Shearing: Hot Work and Warm Memories

It has been such a cold and wet summer, but from a sheep farmer’s point of view it hasn’t been all gloom and doom. For a start, the cooler weather has meant there’ve been fewer flies and maggots around – and if there’s one job we all detest, it has to be dealing with fly-strike: there’s something so gross about maggots wriggling out of living flesh. So the first job of shearing weekend is always to take the lambs off their mothers and give them a good dose of wormer, followed by a protective (8-10 week) anti-fly-strike compound. I normally like to keep the lambs in the barn overnight, as this gives the wormer a chance to work and the fly pour-on to get rubbed-in by the general jostling; the fly chemicals can also dry on.

It was just as well the sheep were housed on Friday night, because it rained hard. I got up early, let the lambs out to graze (grass has been plentiful this spring), and prepared the barn for the shearer. Meanwhile our helpers were arriving in time for a quick cup of tea and Maisie returned from a rapid expedition to the village for supplies of home-made rolls, ham and cheese from the baker and butcher. Our shearer Stephen comes with his father-in-law Eddie as an assistant. He also brings with him a large shearers’ trailer which can accommodate two shearers, if needed. We carefully manoeuvred this into the barn and adjusted our hurdles to fit.

Shearing: 2012 arrival

The shearer’s trailer arrives at the barn. Twink’s excitement owes more to the unseen border collie concealed in Stephen’s pick-up.

Stephen oiled and plugged-in his electric clippers, we assembled the wool sheet (sack) frame and spread a clean tarpaulin on the ground for rolling-up, or winding, the fleeces. The final job was to put a decoy sheep at the head of the run along one side of the trailer. Then shearing started. Most shearers like to start with the rams – and understandably: they’re large and feisty and you need to be feeling pretty fit to deal with them.

Shearing: 2012

Stephen shears one of our Lleyn ewes.

Next came the first of the ewes. By now it was getting warmer, but a cool breeze sprung up to cool us all down. By and large it very pleasant, but for some reason the ewes acted stubbornly and it took a good deal of persuasion and pushing to get them onto the trailer. No amount of talking: ‘it’s for your own good, dear…  you’ll feel so much better with that heavy fleece off’ seemed to work. So my arms and legs were pretty stiff by the end of the day, when I headed up to our top land to collect the gimmers for Sunday.

Shearing: 2012 the queue

Gimmers lining-up to mount the shearing trailer, with newly-shorn sheep to the left.

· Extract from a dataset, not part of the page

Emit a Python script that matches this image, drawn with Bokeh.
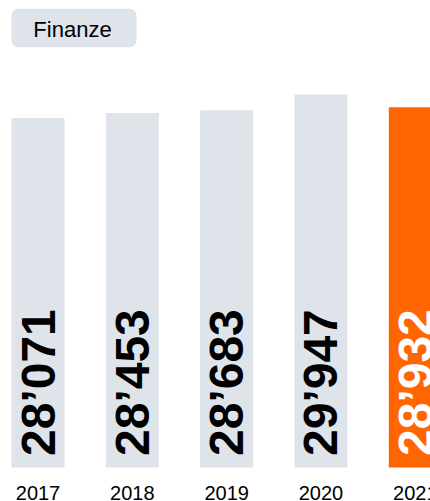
import math
from bokeh.plotting import figure
from bokeh.models import Range1d, ColumnDataSource, BoxAnnotation
from bokeh.core.properties import value
from bokeh.embed import file_html
from bokeh.resources import INLINE

# ---- data ----
years = [2017, 2018, 2019, 2020, 2021]
year_labels = ["2017", "2018", "2019", "2020", "2021"]
values = [28071, 28453, 28683, 29947, 28932]
highlight_year = 2021
title_text = "Finanze"

# ---- styling / geometry ----
W, H = 430, 501
spacing_px = 94.33          # pixels per year
first_center_px = 37.5      # x of first bar centre inside figure
zero_px = 467               # y (from top) of value 0 inside figure
k = 0.012455                # pixels per unit value
GREY = "#dfe3ea"
ORANGE = "#ff6600"

x0 = years[0] - first_center_px / spacing_px
x1 = x0 + W / spacing_px
y1 = zero_px / k
y0 = -(H - zero_px) / k

def xd(px):
    return x0 + px / spacing_px

def yd(py):
    return (zero_px - py) / k

p = figure(width=W, height=H, output_backend="svg", toolbar_location=None,
           x_range=Range1d(x0, x1), y_range=Range1d(y0, y1),
           min_border=0, outline_line_color=None)
p.axis.visible = False
p.grid.visible = False
p.background_fill_color = "white"
p.border_fill_color = "white"

fills = [ORANGE if y == highlight_year else GREY for y in years]
tcolors = ["white" if y == highlight_year else "black" for y in years]
labels = [f"{v:,}".replace(",", "\u2019") for v in values]

src = ColumnDataSource(dict(x=years, top=values, fill=fills, tcol=tcolors,
                            lab=labels, ylab=year_labels))

# title pill (drawn beneath glyphs)
box = BoxAnnotation(left=xd(11), right=xd(136), top=yd(8.3), bottom=yd(46.7),
                    fill_color=GREY, fill_alpha=1.0, line_color=None,
                    border_radius=7, level="underlay")
p.add_layout(box)

p.vbar(x="x", top="top", bottom=0, width=53 / spacing_px, source=src,
       fill_color="fill", line_color=None)

# value labels (rotated, inside bars)
p.text(x="x", y=yd(455.5), text="lab", source=src, angle=math.pi / 2,
       text_align="left", text_baseline="middle",
       text_font=value("Liberation Sans"), text_font_style="bold",
       text_font_size="48px", text_color="tcol")

# year labels
p.text(x="x", y=yd(492.8), text="ylab", source=src,
       text_align="center", text_baseline="middle",
       text_font=value("Liberation Sans"), text_font_size="20px",
       text_color="black")

p.text(x=[xd(72)], y=[yd(28.6)], text=[title_text], text_align="center",
       text_baseline="middle", text_font=value("Liberation Sans"),
       text_font_size="22px", text_color="black")

open("out.html", "w").write(file_html(p, INLINE))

Gimmers are last year’s female lambs – in effect they’re this year’s new-season breeding sheep. They have the thickest, finest and best fleeces of all, and the fifty, or so we’d retained over winter were looking very good indeed. The forecast had predicted rain, so we housed the gimmers in the barn over-night. And it was just as well, because it chucked it down in the morning. At one point I reckon we had ten millimetres in as many minutes. The rain continued until at least noon, so we had to rig tarpaulins across one side of the barn, which cut off both air and sunshine, even with a 500 watt overhead floodlight. So it was harder for Stephen, but easier for us on the sheep ‘supply side’, as the frisky young gimmers positively queued-up to climb onto the trailer. After they’d been shorn, they were very lively indeed, and worming them was fun.

Shearing: 2012 winding

A rather weary Maisie starts to wind yet another fleece

Maisie, Rachel and our goat-farmer neighbour Joel, who’d joined us for the day, did most of the fleece-winding and they said the gimmers’ wool was outstanding. In the end we filled a total of 5 wool sheets which we then dragged onto pallets and covered with sheets in case rain blew  into the barn. They’ll be collected by Central Wool Growers later in the summer. Most of our wool is of the better quality and goes for carpets. And this year, I’m told, prices are firmer. Isn’t it mad that so much wool – a fine, renewable, natural product – goes into loft insulation, because most people prefer their clothes made from man-made fibres – which ultimately derive from petrochemicals. What a strange world we all now inhabit.

Shearing: 2012 sheets

Four of the five full wool sacks shortly before they were stacked and sheeted-up against the rain.

One final point. Yes, like so many other dates in the farming calendar, shearing is a time of hard work, but it’s also when you get to meet old friends and have a very relaxed weekend. I suppose if we’d been thoroughly modern people we’d have got into our nylon jumpsuits and jetted off to sunny Spain, but instead we sat – showered, but exhausted –  and ate Maisie’s delicious home-made and home-grown supper, while quaffing far too much beer and wine, secure in the knowledge that the next morning’s hang-over would soon be sweated-out. No, it’s the old-fashioned, simple pleasures of life for me, every time.